The field of invention is highly conductive compositions that are particularly useful for molding processes such as those using thermosetting bulk molding compositions. Further, in an additional embodiment, these compositions are useful for novel injection, and injection/compression molding processes.
These molding compositions can be formed into high definition complex configurations, including configurations, which are particularly suitable for injections molding techniques. For example, they can be molded into thin plate-like specimens (e.g. 60 to 200 thousandths of an inch) having an intricately patterned network of very narrow, relatively smooth, flow passages. Moreover in accordance with the present invention, these labyrinthine plates can be made substantially exclusively by molding, meaning that the need for complex and expensive machining processes is virtually eliminated. Such specimens are used as electrochemical cell bipolar plates. These plates desirably have a bulk conductivity of at least 40, 50, 60, 70, 80, 90 or even 96 S/cm. They also have desirable surface characteristics; heat, temperature, chemical and shrink resistance; strength; and cost.
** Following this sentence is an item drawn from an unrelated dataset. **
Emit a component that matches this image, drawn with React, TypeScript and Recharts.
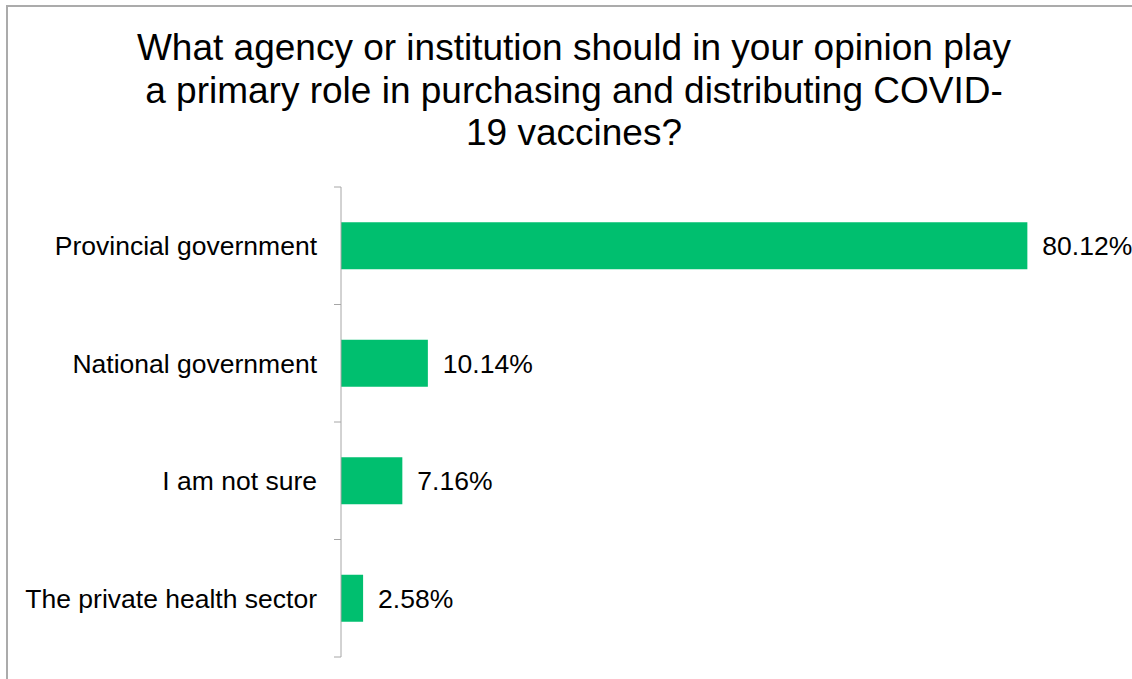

Conductive polymers have applications in providing alternatives to traditional conductive materials, which often involve greater labor expenses to manufacture into complex parts. In particular, in instances where the demand justifies significant volumes of a product, polymer-molding expenses may prove far more cost effective than comparable machining expenses for other materials. However in the past, it has proved difficult to achieve both a high level of conductivity and desirable molding characteristics. Generally, high-level weight percentages of an appropriate filler in a polymeric matrix are necessary to achieve satisfactory levels of conductivity. However, these high load levels lead to problems with the strength, durability, and moldability of the resulting composition.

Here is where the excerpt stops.